◆ **Set problem**
Where a line holds the word "React", copy that line.

◆ **The records**
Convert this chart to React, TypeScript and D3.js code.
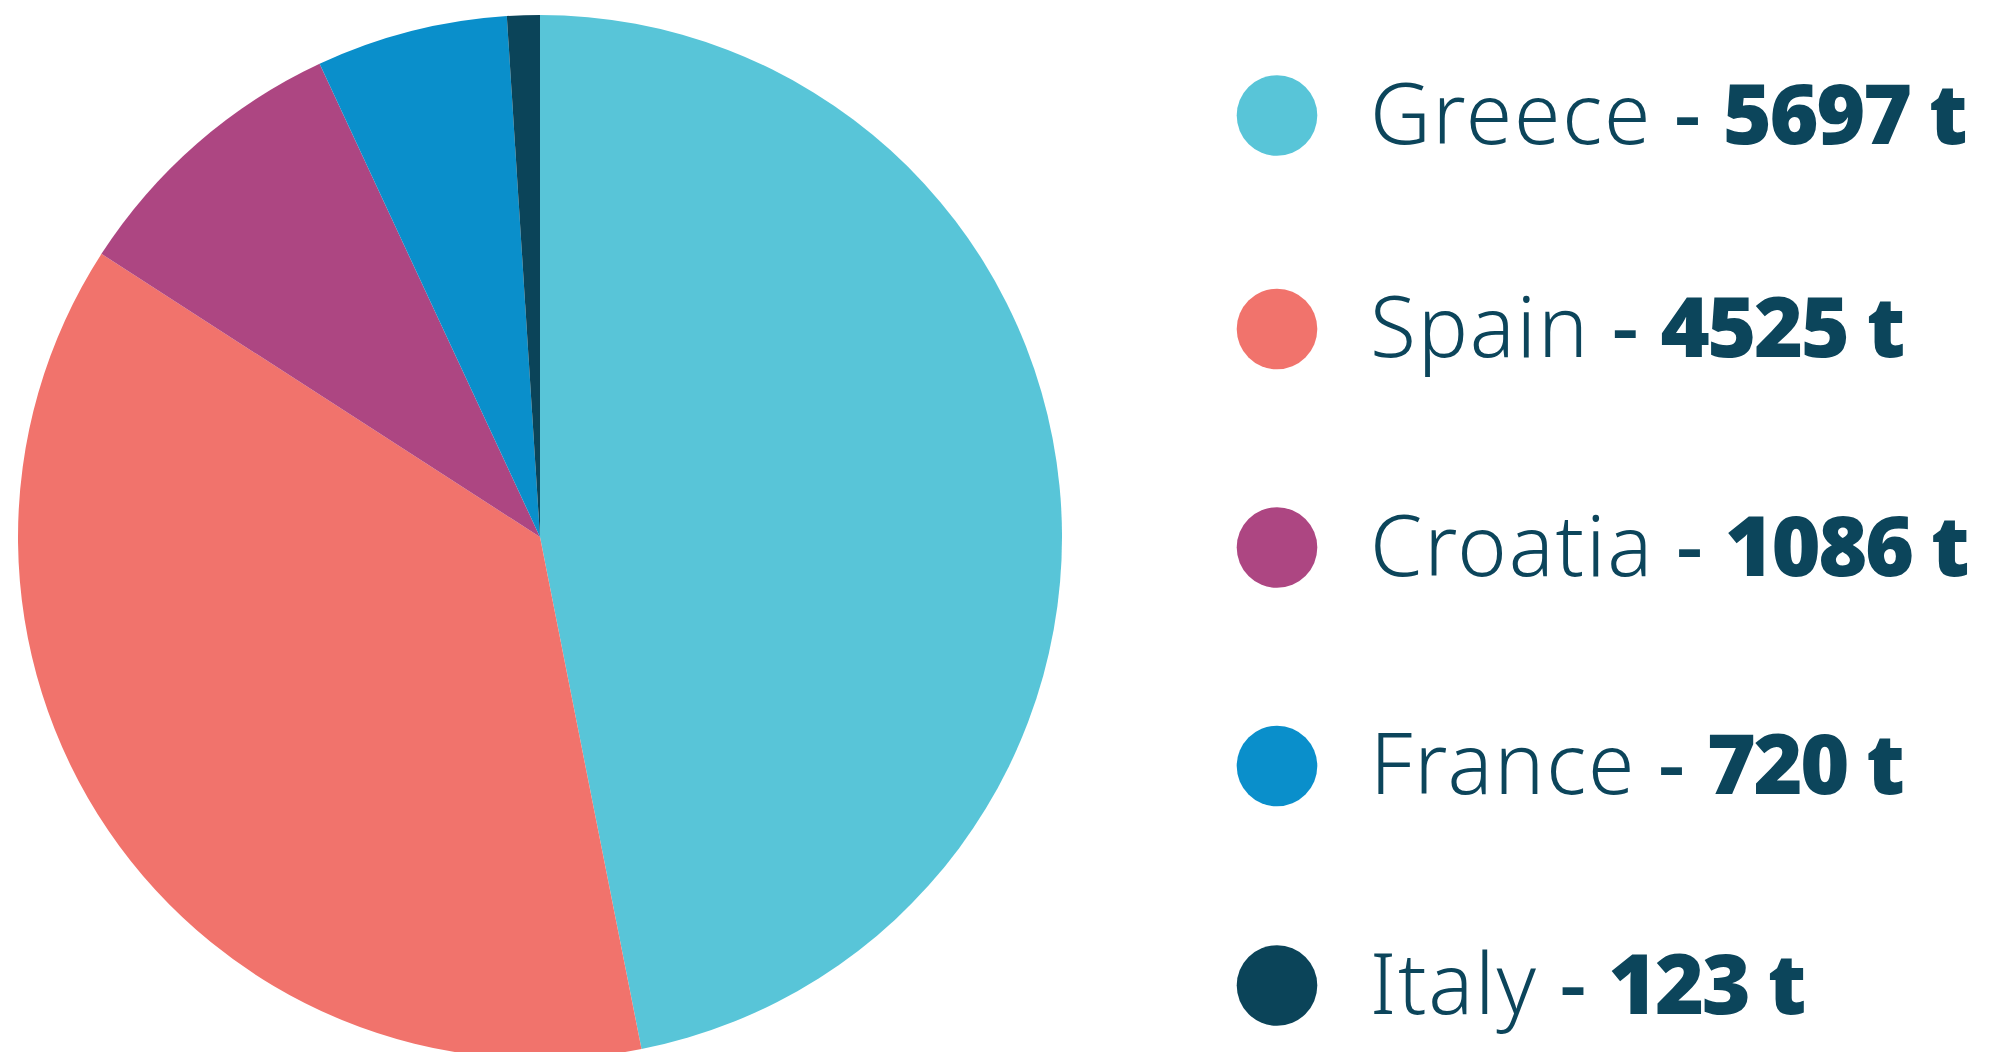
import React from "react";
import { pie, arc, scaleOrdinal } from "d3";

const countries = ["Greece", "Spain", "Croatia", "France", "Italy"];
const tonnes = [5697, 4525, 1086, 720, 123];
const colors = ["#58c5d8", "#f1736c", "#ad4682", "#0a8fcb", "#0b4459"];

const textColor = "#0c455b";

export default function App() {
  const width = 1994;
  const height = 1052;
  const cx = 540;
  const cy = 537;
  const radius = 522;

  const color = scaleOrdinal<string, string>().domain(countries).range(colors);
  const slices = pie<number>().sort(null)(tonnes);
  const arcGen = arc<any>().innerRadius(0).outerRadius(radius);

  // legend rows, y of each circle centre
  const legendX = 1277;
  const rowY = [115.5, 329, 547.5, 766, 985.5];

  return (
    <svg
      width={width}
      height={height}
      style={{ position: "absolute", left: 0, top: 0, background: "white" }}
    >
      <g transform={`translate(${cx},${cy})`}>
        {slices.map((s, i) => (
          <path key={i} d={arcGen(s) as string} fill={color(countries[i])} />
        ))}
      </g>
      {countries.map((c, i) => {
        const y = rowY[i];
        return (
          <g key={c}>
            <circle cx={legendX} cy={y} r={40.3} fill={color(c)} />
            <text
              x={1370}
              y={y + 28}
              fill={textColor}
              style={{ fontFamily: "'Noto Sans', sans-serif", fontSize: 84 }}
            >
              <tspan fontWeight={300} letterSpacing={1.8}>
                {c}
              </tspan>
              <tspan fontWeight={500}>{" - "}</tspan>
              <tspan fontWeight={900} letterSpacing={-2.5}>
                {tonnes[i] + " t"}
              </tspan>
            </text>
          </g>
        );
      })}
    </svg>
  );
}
==
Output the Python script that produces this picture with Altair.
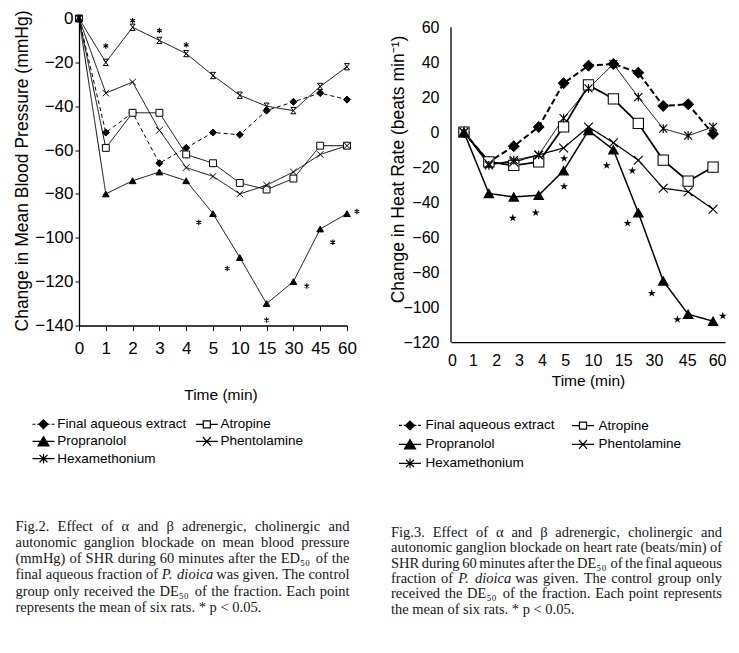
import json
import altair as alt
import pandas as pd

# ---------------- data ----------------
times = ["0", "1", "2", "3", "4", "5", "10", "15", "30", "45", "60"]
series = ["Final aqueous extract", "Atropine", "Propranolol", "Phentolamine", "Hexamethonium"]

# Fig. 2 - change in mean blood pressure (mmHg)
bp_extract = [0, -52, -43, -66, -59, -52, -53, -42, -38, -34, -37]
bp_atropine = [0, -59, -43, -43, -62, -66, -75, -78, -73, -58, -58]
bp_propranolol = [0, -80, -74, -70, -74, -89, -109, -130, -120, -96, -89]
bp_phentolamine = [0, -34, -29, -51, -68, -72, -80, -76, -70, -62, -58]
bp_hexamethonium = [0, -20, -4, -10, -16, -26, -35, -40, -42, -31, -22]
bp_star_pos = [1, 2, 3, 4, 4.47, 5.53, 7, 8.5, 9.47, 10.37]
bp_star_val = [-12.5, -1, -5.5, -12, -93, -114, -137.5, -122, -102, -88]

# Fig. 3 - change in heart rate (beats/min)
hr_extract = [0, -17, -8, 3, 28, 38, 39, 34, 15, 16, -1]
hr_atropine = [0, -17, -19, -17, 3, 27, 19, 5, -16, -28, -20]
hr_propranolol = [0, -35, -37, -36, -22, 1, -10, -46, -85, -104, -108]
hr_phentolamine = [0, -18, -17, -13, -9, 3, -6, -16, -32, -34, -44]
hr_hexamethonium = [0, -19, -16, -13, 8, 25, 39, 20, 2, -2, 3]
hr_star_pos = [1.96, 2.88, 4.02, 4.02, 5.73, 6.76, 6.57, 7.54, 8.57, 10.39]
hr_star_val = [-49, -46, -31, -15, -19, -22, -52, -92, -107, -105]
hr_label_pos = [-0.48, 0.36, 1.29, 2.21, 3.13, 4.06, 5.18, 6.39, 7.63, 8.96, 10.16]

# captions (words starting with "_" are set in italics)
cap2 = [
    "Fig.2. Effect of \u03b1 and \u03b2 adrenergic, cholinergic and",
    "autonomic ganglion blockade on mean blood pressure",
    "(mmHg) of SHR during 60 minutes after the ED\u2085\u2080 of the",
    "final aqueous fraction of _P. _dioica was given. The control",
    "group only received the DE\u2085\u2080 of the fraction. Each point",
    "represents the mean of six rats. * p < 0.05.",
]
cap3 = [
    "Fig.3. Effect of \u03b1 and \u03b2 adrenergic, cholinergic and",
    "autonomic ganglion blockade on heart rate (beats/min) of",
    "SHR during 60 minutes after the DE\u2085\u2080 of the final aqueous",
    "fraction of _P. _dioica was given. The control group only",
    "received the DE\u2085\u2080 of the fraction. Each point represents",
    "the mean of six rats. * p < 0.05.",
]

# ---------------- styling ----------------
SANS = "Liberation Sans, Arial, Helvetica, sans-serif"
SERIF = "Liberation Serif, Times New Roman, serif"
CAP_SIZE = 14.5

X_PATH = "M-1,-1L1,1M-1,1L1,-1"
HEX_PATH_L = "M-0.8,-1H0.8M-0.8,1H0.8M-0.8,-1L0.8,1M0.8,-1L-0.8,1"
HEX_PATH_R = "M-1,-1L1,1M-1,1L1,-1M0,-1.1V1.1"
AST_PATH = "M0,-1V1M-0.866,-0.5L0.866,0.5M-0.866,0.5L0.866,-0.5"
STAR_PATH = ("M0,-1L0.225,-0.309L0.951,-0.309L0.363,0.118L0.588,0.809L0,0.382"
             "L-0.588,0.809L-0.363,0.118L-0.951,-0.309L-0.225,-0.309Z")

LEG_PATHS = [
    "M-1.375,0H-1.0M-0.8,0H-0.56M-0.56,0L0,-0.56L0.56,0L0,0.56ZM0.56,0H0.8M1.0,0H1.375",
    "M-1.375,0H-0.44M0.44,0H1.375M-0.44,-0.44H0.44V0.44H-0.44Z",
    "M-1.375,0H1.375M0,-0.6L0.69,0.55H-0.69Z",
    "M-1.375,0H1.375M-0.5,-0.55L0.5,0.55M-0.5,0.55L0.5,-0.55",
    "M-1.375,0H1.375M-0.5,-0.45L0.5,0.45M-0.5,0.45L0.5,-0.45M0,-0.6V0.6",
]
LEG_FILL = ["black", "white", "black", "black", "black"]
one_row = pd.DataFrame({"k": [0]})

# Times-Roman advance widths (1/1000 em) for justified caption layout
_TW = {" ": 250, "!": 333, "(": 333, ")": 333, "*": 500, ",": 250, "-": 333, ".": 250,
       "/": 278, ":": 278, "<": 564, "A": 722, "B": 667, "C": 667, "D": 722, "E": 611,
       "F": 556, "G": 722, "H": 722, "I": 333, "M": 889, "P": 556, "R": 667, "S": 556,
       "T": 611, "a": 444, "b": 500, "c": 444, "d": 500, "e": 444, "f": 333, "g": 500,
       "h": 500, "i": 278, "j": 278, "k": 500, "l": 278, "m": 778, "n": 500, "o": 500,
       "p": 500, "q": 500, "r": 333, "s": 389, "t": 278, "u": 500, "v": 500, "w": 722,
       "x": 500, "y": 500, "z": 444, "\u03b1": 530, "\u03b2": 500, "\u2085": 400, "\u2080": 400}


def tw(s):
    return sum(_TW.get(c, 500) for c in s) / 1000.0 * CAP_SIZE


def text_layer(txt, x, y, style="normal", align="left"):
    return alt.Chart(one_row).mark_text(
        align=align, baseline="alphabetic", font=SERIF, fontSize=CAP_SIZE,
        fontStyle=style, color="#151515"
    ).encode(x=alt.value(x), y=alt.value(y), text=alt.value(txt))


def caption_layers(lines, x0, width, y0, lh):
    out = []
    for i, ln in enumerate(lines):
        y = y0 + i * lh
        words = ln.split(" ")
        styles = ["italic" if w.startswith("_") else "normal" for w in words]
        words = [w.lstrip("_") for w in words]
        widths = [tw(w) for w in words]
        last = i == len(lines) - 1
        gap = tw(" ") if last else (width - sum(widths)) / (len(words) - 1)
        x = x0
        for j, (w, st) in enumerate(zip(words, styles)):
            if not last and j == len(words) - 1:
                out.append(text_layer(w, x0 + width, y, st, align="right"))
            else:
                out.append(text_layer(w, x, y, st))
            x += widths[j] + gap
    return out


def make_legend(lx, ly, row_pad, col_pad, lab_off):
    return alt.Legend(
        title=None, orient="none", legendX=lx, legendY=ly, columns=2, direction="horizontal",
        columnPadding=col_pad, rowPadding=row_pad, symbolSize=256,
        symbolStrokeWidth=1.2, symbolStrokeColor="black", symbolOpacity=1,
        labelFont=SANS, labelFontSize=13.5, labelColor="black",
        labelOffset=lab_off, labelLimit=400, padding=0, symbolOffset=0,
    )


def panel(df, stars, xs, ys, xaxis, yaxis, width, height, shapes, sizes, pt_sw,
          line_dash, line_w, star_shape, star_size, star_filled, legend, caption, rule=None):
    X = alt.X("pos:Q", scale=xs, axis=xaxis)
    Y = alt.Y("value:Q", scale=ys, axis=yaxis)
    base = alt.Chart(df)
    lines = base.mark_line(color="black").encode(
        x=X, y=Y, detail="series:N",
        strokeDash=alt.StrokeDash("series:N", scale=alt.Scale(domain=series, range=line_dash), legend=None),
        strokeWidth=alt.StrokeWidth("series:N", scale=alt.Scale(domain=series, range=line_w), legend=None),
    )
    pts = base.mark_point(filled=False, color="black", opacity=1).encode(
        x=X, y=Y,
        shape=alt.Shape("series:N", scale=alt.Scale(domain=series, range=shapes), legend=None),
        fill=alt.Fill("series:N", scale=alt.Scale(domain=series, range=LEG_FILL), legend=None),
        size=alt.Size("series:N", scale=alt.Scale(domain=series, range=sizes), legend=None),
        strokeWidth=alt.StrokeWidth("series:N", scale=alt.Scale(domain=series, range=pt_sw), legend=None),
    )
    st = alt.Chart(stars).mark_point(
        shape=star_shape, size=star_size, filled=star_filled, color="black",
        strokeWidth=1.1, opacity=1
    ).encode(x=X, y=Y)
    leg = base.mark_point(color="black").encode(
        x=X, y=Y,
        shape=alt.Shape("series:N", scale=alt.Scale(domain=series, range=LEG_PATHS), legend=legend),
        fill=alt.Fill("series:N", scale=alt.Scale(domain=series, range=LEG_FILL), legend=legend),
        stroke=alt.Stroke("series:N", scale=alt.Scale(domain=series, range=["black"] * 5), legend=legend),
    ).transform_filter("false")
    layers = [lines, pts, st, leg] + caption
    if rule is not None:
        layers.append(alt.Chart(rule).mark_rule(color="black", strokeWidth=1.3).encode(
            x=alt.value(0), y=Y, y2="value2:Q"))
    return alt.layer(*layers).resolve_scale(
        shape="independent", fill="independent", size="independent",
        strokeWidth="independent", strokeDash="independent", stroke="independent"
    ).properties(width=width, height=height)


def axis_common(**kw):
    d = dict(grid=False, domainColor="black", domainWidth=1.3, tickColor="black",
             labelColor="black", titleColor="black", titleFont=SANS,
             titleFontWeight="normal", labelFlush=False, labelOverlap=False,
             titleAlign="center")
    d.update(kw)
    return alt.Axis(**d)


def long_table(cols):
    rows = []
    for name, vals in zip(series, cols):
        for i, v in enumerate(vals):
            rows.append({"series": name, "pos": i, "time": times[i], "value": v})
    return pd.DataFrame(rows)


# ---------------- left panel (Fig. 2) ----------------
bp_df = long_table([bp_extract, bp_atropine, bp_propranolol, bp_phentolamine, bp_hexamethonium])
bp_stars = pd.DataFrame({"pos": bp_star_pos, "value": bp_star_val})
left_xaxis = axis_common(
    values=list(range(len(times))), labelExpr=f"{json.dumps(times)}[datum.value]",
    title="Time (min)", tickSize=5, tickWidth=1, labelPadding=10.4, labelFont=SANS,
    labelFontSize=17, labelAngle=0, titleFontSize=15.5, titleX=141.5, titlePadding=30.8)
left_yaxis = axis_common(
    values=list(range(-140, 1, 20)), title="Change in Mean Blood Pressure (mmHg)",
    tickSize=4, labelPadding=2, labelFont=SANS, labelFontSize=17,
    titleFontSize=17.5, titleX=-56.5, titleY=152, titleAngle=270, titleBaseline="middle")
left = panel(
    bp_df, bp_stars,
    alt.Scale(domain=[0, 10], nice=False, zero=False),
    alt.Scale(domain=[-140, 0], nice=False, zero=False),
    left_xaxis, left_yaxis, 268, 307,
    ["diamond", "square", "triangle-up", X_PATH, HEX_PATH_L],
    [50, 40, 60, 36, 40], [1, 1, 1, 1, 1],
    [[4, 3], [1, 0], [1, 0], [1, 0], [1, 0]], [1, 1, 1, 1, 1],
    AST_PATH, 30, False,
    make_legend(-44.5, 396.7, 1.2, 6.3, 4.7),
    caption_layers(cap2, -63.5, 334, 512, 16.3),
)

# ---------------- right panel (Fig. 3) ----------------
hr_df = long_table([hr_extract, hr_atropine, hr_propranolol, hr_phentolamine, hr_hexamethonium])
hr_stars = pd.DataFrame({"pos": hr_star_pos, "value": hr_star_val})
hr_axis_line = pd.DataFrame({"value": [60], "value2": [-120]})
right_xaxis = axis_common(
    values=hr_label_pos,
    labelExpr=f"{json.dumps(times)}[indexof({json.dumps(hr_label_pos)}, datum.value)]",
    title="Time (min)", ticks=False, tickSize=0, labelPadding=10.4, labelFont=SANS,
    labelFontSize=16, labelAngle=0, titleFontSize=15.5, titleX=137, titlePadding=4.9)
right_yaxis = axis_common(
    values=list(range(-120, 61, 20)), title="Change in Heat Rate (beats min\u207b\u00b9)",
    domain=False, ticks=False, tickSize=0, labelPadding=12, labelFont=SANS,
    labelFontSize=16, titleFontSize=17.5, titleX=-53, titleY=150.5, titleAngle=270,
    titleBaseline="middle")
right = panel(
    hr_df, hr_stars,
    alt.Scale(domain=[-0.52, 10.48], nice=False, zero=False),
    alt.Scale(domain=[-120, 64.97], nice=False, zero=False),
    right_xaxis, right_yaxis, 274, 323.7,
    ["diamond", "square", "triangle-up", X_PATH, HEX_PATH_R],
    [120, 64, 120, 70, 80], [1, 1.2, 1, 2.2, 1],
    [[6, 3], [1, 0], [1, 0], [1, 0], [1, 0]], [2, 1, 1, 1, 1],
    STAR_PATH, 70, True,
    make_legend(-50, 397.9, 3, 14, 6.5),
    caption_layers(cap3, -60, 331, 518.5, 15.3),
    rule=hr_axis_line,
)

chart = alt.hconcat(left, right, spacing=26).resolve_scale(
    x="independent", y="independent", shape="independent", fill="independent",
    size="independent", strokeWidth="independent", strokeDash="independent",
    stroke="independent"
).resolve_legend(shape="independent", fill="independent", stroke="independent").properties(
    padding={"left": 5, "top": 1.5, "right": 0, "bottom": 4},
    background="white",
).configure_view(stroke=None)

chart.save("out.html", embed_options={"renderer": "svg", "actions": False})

◆ **Result of the exercise**
Convert this chart to React, TypeScript and D3.js code.
import React from "react";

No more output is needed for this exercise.